The Auditor General should investigate payments under the Synergy contract

Dear Editor,

The government’s Request for Proposals in early 2010 for the building of the access road to the Amaila Falls hydropower dam site called for an all-weather road for heavy traffic; 85 km of road rehabilitation; 110 km of new road; the whole 195 km of road, 20 metres wide, surfaced with a white-sand-clay base 300 mm thick topped by 150 mm of laterite, the whole compacted to 95 proctor; HDPE culverts, bridges and river-crossing pontoons capable of bearing 100 tonne loads, 20 tonnes per axle; 65 km x 100 metres wide completely cleared right-of-way for
the transmission line; all to be completed within eight months/240 days from contract effectiveness date.

At a news conference on March 23, 2011, the CEO of Synergy Holdings Inc said that “As I get done, I submit an invoice, Ministry of Public Works approves it, [and it] goes to the Ministry of Finance. I get paid” (‘Weather stalling Amaila Falls road – Motilall’ SN, March 23).

I queried such payment in my letter published by KN on March 24 (‘The road to Amaila Falls – trick or treat?’).  So, if I understand correctly, Synergy Holdings Inc is being paid as if it were completing the road to full specification while it is actually only building a track suitable for 4WD access.

Editor, could you ask the payment office of the Ministry of Finance, to clarify the story? No response has been published yet from the Ministry of Finance.

This is NICIL money, so derived ultimately from Guyana‘s taxpayers, not Norwegian taxpayers or Chinese bankers.

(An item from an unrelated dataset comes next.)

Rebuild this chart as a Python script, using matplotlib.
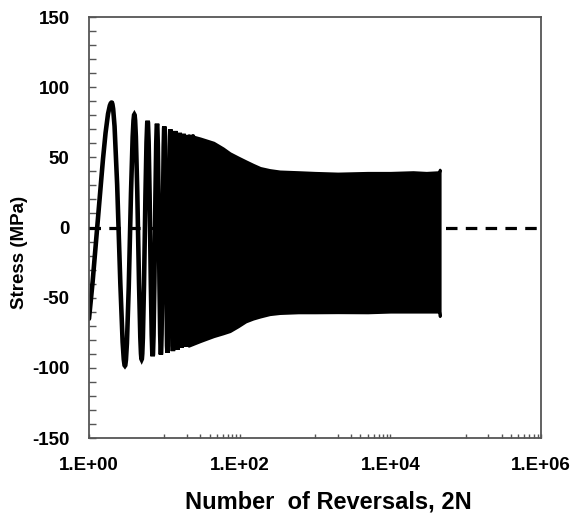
import matplotlib
matplotlib.use("Agg")
import matplotlib.pyplot as plt
from matplotlib.path import Path
from matplotlib.patches import PathPatch
from matplotlib.ticker import FixedLocator, NullFormatter

plt.rcParams["font.family"] = ["Liberation Sans", "DejaVu Sans"]
plt.rcParams["font.weight"] = "bold"
plt.rcParams["axes.unicode_minus"] = False

# ---- resolved early reversals: peak/valley stress at each reversal ----
early_rev = [1, 2, 3, 4, 5, 6, 7, 8, 9, 10, 11, 12, 13, 14, 15, 16,
             17, 18, 19, 20, 21, 22, 23, 24]
early_stress = [-65, 89, -98.5, 80.5, -94, 76, -91.7, 74, -90.5, 72,
                -89.3, 70, -88.1, 68.8, -87, 67.5, -85.8, 66.8, -85,
                66, -84.5, 65.5, -84, 65]

# ---- stress envelope for the dense part of the test ----
env_rev = [21, 30, 45, 60, 74, 95, 120, 150, 187, 250, 340, 600, 1000,
           2000, 5000, 10000, 20000, 30000, 44500, 45200]
env_max = [65.8, 63.5, 60.5, 56.5, 53, 50, 47.3, 44.8, 42.5, 41, 40,
           39.5, 39, 38.5, 39, 39, 39.5, 39, 39.5, 41.3]
env_min = [-84.3, -81, -77.5, -75.5, -73.9, -70.5, -67, -65, -63.5,
           -61.8, -61, -60.5, -60.5, -60.4, -60.5, -60, -60, -60, -60,
           -63.2]

xticks = [1, 1e2, 1e4, 1e6]
xtick_labels = ["1.E+00", "1.E+02", "1.E+04", "1.E+06"]
yticks = [-150, -100, -50, 0, 50, 100, 150]

fig = plt.figure(figsize=(5.79, 5.17), dpi=100)
ax = fig.add_axes([0.1537, 0.1528, 0.7807, 0.8143])
ax.set_xscale("log")
ax.set_xlim(1, 1e6)
ax.set_ylim(-150, 150)

# zero line
ax.axhline(0, color="black", lw=2.3, dashes=(3.6, 2.6), zorder=3)

# early cycles as smooth half-waves between reversal points
verts = [(early_rev[0], early_stress[0])]
codes = [Path.MOVETO]
for i in range(1, len(early_rev)):
    x0, y0 = early_rev[i - 1], early_stress[i - 1]
    x1, y1 = early_rev[i], early_stress[i]
    h = 0.36 * (x1 - x0)
    if i == 1:
        c1 = (x0 + h, y0 + 0.45 * (y1 - y0))
    else:
        c1 = (x0 + h, y0)
    verts += [c1, (x1 - h, y1), (x1, y1)]
    codes += [Path.CURVE4] * 3
ax.add_patch(PathPatch(Path(verts, codes), fill=False, lw=3.3,
                       edgecolor="black", capstyle="round", zorder=2))

# dense cycles show as a solid band
ax.fill_between(env_rev, env_min, env_max, facecolor="black",
                edgecolor="black", lw=2.0, zorder=2)

ax.set_xticks(xticks)
ax.set_xticklabels(xtick_labels)
minor = [k * 10 ** d for d in (1, 3, 5) for k in range(1, 10)]
ax.xaxis.set_minor_locator(FixedLocator(minor))
ax.xaxis.set_minor_formatter(NullFormatter())
ax.set_yticks(yticks)
ax.yaxis.set_minor_locator(FixedLocator(range(-150, 151, 10)))

ax.tick_params(axis="both", which="both", direction="in", color="#555555",
               width=1.0, labelsize=13.5, pad=14)
ax.tick_params(axis="x", which="both", length=3)
ax.tick_params(axis="y", which="both", length=5)

for sp in ax.spines.values():
    sp.set_color("#555555")
    sp.set_linewidth(1.3)

ax.set_xlabel("Number  of Reversals, 2N", fontsize=17, fontweight="bold")
ax.set_ylabel("Stress (MPa)", fontsize=13.5, fontweight="bold")
ax.xaxis.set_label_coords(0.53, -0.125)
ax.yaxis.set_label_coords(-0.134, 0.44)

fig.savefig("out.png", dpi=100)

My query was published by SN on May 6 (‘Gov’t had tendered for an all-weather road to Amaila not a muddy track’), but we have had no response from the Ministry of Finance.

Now we have confirmation from technical advisor Walter Willis (Ministry of Transport and Hydraulics) that the construction by Synergy has been to 5 metres, later 7 metres, of travel-way width, when 5 metres would not have been sufficient for 100-tonne loads and safe vehicle passing.

And Synergy has only completed 40 per cent of its contract ( ‘US$15.4M Amaila Falls project… Deadline extended to yearend,’ KN, September 17).

If Mr Motilall’s claim about payment was true, he would have been paid 40 per cent of the US$15.4 million total contract (= US$6.2 million) but apparently only US$2.9 million has been paid.

There is a strong smell about this entire construction project, from the extraordinary award of the contract to an entity apparently with no relevant qualifications or experience in road building, no capital and no equipment, onwards through the construction phase.  Editor, it is time for the Auditor General to conduct a thorough investigation and issue a full report.